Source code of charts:

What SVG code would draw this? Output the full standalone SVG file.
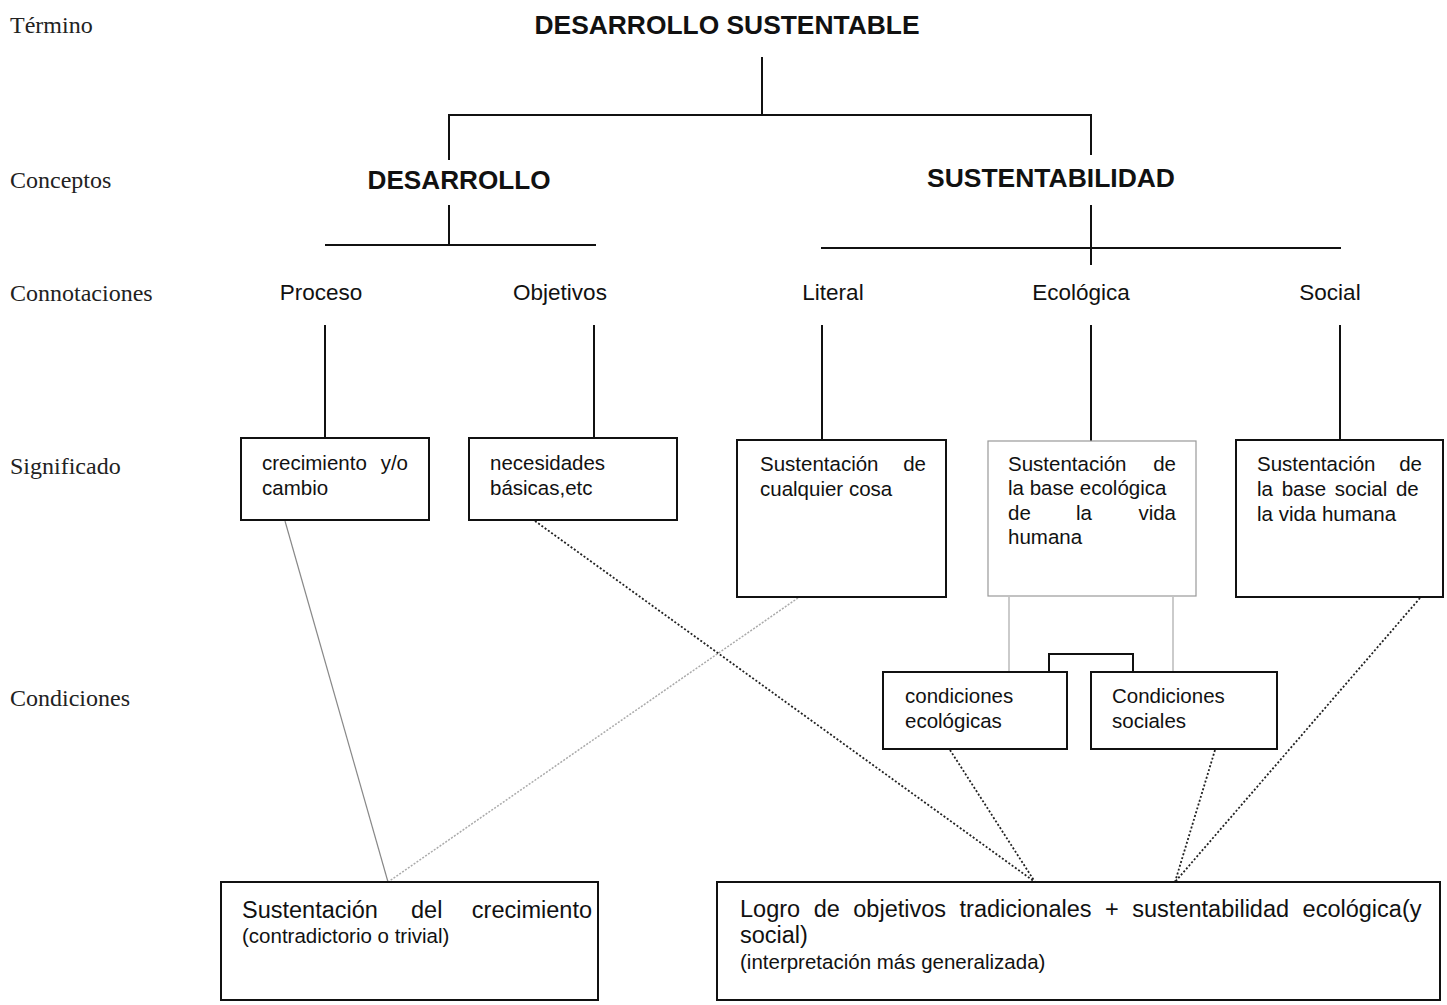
<svg xmlns="http://www.w3.org/2000/svg" width="1447" height="1005" viewBox="0 0 1447 1005">
<style>
.lbl{font-family:"Liberation Serif",serif;font-size:24px;fill:#222}
.ttl{font-family:"Liberation Sans",Arial,sans-serif;font-size:25px;font-weight:bold;fill:#111}
.con{font-family:"Liberation Sans",Arial,sans-serif;font-size:22.5px;fill:#111}
.bt{font-family:"Liberation Sans",Arial,sans-serif;font-size:20.5px;fill:#111}
.bb{font-family:"Liberation Sans",Arial,sans-serif;font-size:23.5px;fill:#111}
.sm{font-family:"Liberation Sans",Arial,sans-serif;font-size:20.5px;fill:#111}
.end{text-anchor:end}
.box{fill:#fff;stroke:#111;stroke-width:2}
.boxg{fill:#fff;stroke:#999;stroke-width:1.2}
.ln{stroke:#111;stroke-width:2;fill:none}
.lg{stroke:#bbb;stroke-width:1.5;fill:none}
.thin{stroke:#888;stroke-width:1.2;fill:none}
.lgd{stroke:#aaa;stroke-width:1.5;fill:none;stroke-dasharray:2 1.5}
.dot{stroke:#222;stroke-width:1.8;fill:none;stroke-dasharray:2 2}
</style>
<rect width="1447" height="1005" fill="#fff"/>
<g id="row-labels">
<text class="lbl" x="10" y="33">Término</text>
<text class="lbl" x="10" y="188">Conceptos</text>
<text class="lbl" x="10" y="301">Connotaciones</text>
<text class="lbl" x="10" y="474">Significado</text>
<text class="lbl" x="10" y="706">Condiciones</text>
</g>
<g id="connectors">
<path class="ln" d="M762 57V115M449 160V115H1091V155"/>
<path class="ln" d="M449 205V245M325 245H596"/>
<path class="ln" d="M1091 205V265M821 248H1341"/>
<path class="ln" d="M325 325V438M594 325V438M822 325V440M1091 325V441M1340 325V440"/>
<path class="lg" d="M1009 597V672M1173 597V672"/>
<path class="ln" d="M1049 672V654H1133V672"/>
<path class="thin" d="M285 521L388 882"/>
<path class="lgd" d="M798 598L388 882"/>
<path class="dot" d="M535 521L1035 882"/>
<path class="dot" d="M950 750L1035 882"/>
<path class="dot" d="M1215 750L1175 882"/>
<path class="dot" d="M1420 598L1175 882"/>
</g>
<g id="n-termino"><text class="ttl" x="727" y="34" text-anchor="middle" textLength="385" lengthAdjust="spacingAndGlyphs">DESARROLLO SUSTENTABLE</text></g>
<g id="n-desarrollo"><text class="ttl" x="459" y="189" text-anchor="middle" textLength="183" lengthAdjust="spacingAndGlyphs">DESARROLLO</text></g>
<g id="n-sustentabilidad"><text class="ttl" x="1051" y="187" text-anchor="middle" textLength="248" lengthAdjust="spacingAndGlyphs">SUSTENTABILIDAD</text></g>
<g id="n-proceso"><text class="con" x="321" y="300" text-anchor="middle">Proceso</text></g>
<g id="n-objetivos"><text class="con" x="560" y="300" text-anchor="middle">Objetivos</text></g>
<g id="n-literal"><text class="con" x="833" y="300" text-anchor="middle">Literal</text></g>
<g id="n-ecologica"><text class="con" x="1081" y="300" text-anchor="middle">Ecológica</text></g>
<g id="n-social"><text class="con" x="1330" y="300" text-anchor="middle">Social</text></g>
<g id="n-crecimiento">
<rect class="box" x="241" y="438" width="188" height="82"/>
<text class="bt" x="262" y="470">crecimiento</text><text class="bt end" x="408" y="470">y/o</text>
<text class="bt" x="262" y="495">cambio</text>
</g>
<g id="n-necesidades">
<rect class="box" x="469" y="438" width="208" height="82"/>
<text class="bt" x="490" y="470">necesidades</text>
<text class="bt" x="490" y="495">básicas,etc</text>
</g>
<g id="n-cualquier">
<rect class="box" x="737" y="440" width="209" height="157"/>
<text class="bt" x="760" y="471">Sustentación</text><text class="bt end" x="926" y="471">de</text>
<text class="bt" x="760" y="496">cualquier cosa</text>
</g>
<g id="n-baseeco">
<rect class="boxg" x="988" y="441" width="208" height="155"/>
<text class="bt" x="1008" y="471">Sustentación</text><text class="bt end" x="1176" y="471">de</text>
<text class="bt" x="1008" y="495">la base ecológica</text>
<text class="bt" x="1008" y="520">de</text><text class="bt" x="1076" y="520">la</text><text class="bt end" x="1176" y="520">vida</text>
<text class="bt" x="1008" y="544">humana</text>
</g>
<g id="n-basesocial">
<rect class="box" x="1236" y="440" width="207" height="157"/>
<text class="bt" x="1257" y="471">Sustentación</text><text class="bt end" x="1422" y="471">de</text>
<text class="bt" x="1257" y="496" word-spacing="3">la base social de</text>
<text class="bt" x="1257" y="521">la vida humana</text>
</g>
<g id="n-condeco">
<rect class="box" x="883" y="672" width="184" height="77"/>
<text class="bt" x="905" y="703">condiciones</text>
<text class="bt" x="905" y="728">ecológicas</text>
</g>
<g id="n-condsoc">
<rect class="box" x="1091" y="672" width="186" height="77"/>
<text class="bt" x="1112" y="703">Condiciones</text>
<text class="bt" x="1112" y="728">sociales</text>
</g>
<g id="n-sustcrec">
<rect class="box" x="221" y="882" width="377" height="118"/>
<text class="bb" x="242" y="918">Sustentación</text><text class="bb" x="411" y="918">del</text><text class="bb end" x="592" y="918">crecimiento</text>
<text class="sm" x="242" y="943">(contradictorio o trivial)</text>
</g>
<g id="n-logro">
<rect class="box" x="717" y="882" width="723" height="118"/>
<text class="bb" x="740" y="917" word-spacing="7">Logro de objetivos tradicionales + sustentabilidad ecológica(y</text>
<text class="bb" x="740" y="943">social)</text>
<text class="sm" x="740" y="969">(interpretación más generalizada)</text>
</g>
</svg>
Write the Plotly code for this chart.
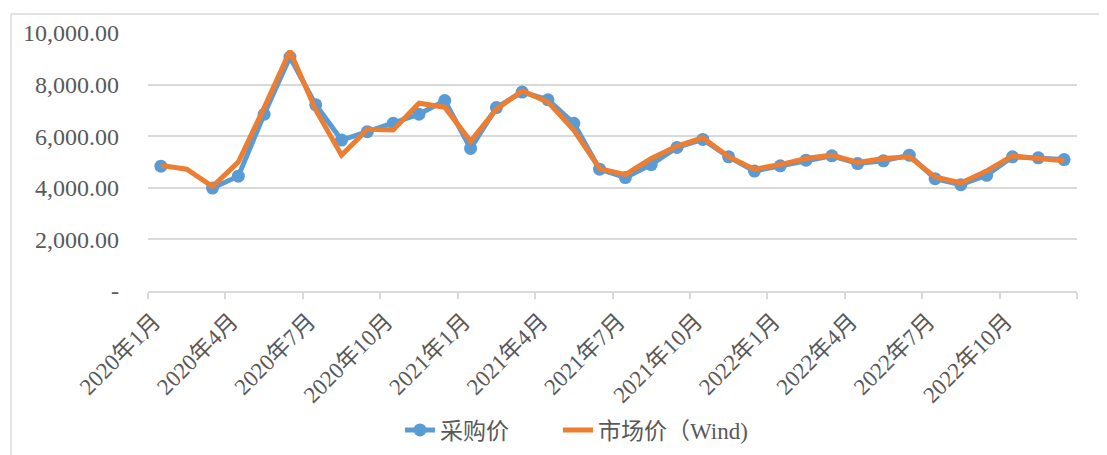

WHAT THE TASK REQUIRES: Pictures stay out; repeat all the rest of the records exactly.

TASK RESULT:
What SVG code would draw this? Output the full standalone SVG file.
<svg xmlns="http://www.w3.org/2000/svg" width="1447" height="1005" viewBox="0 0 1447 1005">
<style>
.lbl{font-family:"Liberation Serif",serif;font-size:24px;fill:#222}
.ttl{font-family:"Liberation Sans",Arial,sans-serif;font-size:25px;font-weight:bold;fill:#111}
.con{font-family:"Liberation Sans",Arial,sans-serif;font-size:22.5px;fill:#111}
.bt{font-family:"Liberation Sans",Arial,sans-serif;font-size:20.5px;fill:#111}
.bb{font-family:"Liberation Sans",Arial,sans-serif;font-size:23.5px;fill:#111}
.sm{font-family:"Liberation Sans",Arial,sans-serif;font-size:20.5px;fill:#111}
.end{text-anchor:end}
.box{fill:#fff;stroke:#111;stroke-width:2}
.boxg{fill:#fff;stroke:#999;stroke-width:1.2}
.ln{stroke:#111;stroke-width:2;fill:none}
.lg{stroke:#bbb;stroke-width:1.5;fill:none}
.thin{stroke:#888;stroke-width:1.2;fill:none}
.lgd{stroke:#aaa;stroke-width:1.5;fill:none;stroke-dasharray:2 1.5}
.dot{stroke:#222;stroke-width:1.8;fill:none;stroke-dasharray:2 2}
</style>
<rect width="1447" height="1005" fill="#fff"/>
<g id="row-labels">
<text class="lbl" x="10" y="33">Término</text>
<text class="lbl" x="10" y="188">Conceptos</text>
<text class="lbl" x="10" y="301">Connotaciones</text>
<text class="lbl" x="10" y="474">Significado</text>
<text class="lbl" x="10" y="706">Condiciones</text>
</g>
<g id="connectors">
<path class="ln" d="M762 57V115M449 160V115H1091V155"/>
<path class="ln" d="M449 205V245M325 245H596"/>
<path class="ln" d="M1091 205V265M821 248H1341"/>
<path class="ln" d="M325 325V438M594 325V438M822 325V440M1091 325V441M1340 325V440"/>
<path class="lg" d="M1009 597V672M1173 597V672"/>
<path class="ln" d="M1049 672V654H1133V672"/>
<path class="thin" d="M285 521L388 882"/>
<path class="lgd" d="M798 598L388 882"/>
<path class="dot" d="M535 521L1035 882"/>
<path class="dot" d="M950 750L1035 882"/>
<path class="dot" d="M1215 750L1175 882"/>
<path class="dot" d="M1420 598L1175 882"/>
</g>
<g id="n-termino"><text class="ttl" x="727" y="34" text-anchor="middle" textLength="385" lengthAdjust="spacingAndGlyphs">DESARROLLO SUSTENTABLE</text></g>
<g id="n-desarrollo"><text class="ttl" x="459" y="189" text-anchor="middle" textLength="183" lengthAdjust="spacingAndGlyphs">DESARROLLO</text></g>
<g id="n-sustentabilidad"><text class="ttl" x="1051" y="187" text-anchor="middle" textLength="248" lengthAdjust="spacingAndGlyphs">SUSTENTABILIDAD</text></g>
<g id="n-proceso"><text class="con" x="321" y="300" text-anchor="middle">Proceso</text></g>
<g id="n-objetivos"><text class="con" x="560" y="300" text-anchor="middle">Objetivos</text></g>
<g id="n-literal"><text class="con" x="833" y="300" text-anchor="middle">Literal</text></g>
<g id="n-ecologica"><text class="con" x="1081" y="300" text-anchor="middle">Ecológica</text></g>
<g id="n-social"><text class="con" x="1330" y="300" text-anchor="middle">Social</text></g>
<g id="n-crecimiento">
<rect class="box" x="241" y="438" width="188" height="82"/>
<text class="bt" x="262" y="470">crecimiento</text><text class="bt end" x="408" y="470">y/o</text>
<text class="bt" x="262" y="495">cambio</text>
</g>
<g id="n-necesidades">
<rect class="box" x="469" y="438" width="208" height="82"/>
<text class="bt" x="490" y="470">necesidades</text>
<text class="bt" x="490" y="495">básicas,etc</text>
</g>
<g id="n-cualquier">
<rect class="box" x="737" y="440" width="209" height="157"/>
<text class="bt" x="760" y="471">Sustentación</text><text class="bt end" x="926" y="471">de</text>
<text class="bt" x="760" y="496">cualquier cosa</text>
</g>
<g id="n-baseeco">
<rect class="boxg" x="988" y="441" width="208" height="155"/>
<text class="bt" x="1008" y="471">Sustentación</text><text class="bt end" x="1176" y="471">de</text>
<text class="bt" x="1008" y="495">la base ecológica</text>
<text class="bt" x="1008" y="520">de</text><text class="bt" x="1076" y="520">la</text><text class="bt end" x="1176" y="520">vida</text>
<text class="bt" x="1008" y="544">humana</text>
</g>
<g id="n-basesocial">
<rect class="box" x="1236" y="440" width="207" height="157"/>
<text class="bt" x="1257" y="471">Sustentación</text><text class="bt end" x="1422" y="471">de</text>
<text class="bt" x="1257" y="496" word-spacing="3">la base social de</text>
<text class="bt" x="1257" y="521">la vida humana</text>
</g>
<g id="n-condeco">
<rect class="box" x="883" y="672" width="184" height="77"/>
<text class="bt" x="905" y="703">condiciones</text>
<text class="bt" x="905" y="728">ecológicas</text>
</g>
<g id="n-condsoc">
<rect class="box" x="1091" y="672" width="186" height="77"/>
<text class="bt" x="1112" y="703">Condiciones</text>
<text class="bt" x="1112" y="728">sociales</text>
</g>
<g id="n-sustcrec">
<rect class="box" x="221" y="882" width="377" height="118"/>
<text class="bb" x="242" y="918">Sustentación</text><text class="bb" x="411" y="918">del</text><text class="bb end" x="592" y="918">crecimiento</text>
<text class="sm" x="242" y="943">(contradictorio o trivial)</text>
</g>
<g id="n-logro">
<rect class="box" x="717" y="882" width="723" height="118"/>
<text class="bb" x="740" y="917" word-spacing="7">Logro de objetivos tradicionales + sustentabilidad ecológica(y</text>
<text class="bb" x="740" y="943">social)</text>
<text class="sm" x="740" y="969">(interpretación más generalizada)</text>
</g>
</svg>
Write the Plotly code for this chart.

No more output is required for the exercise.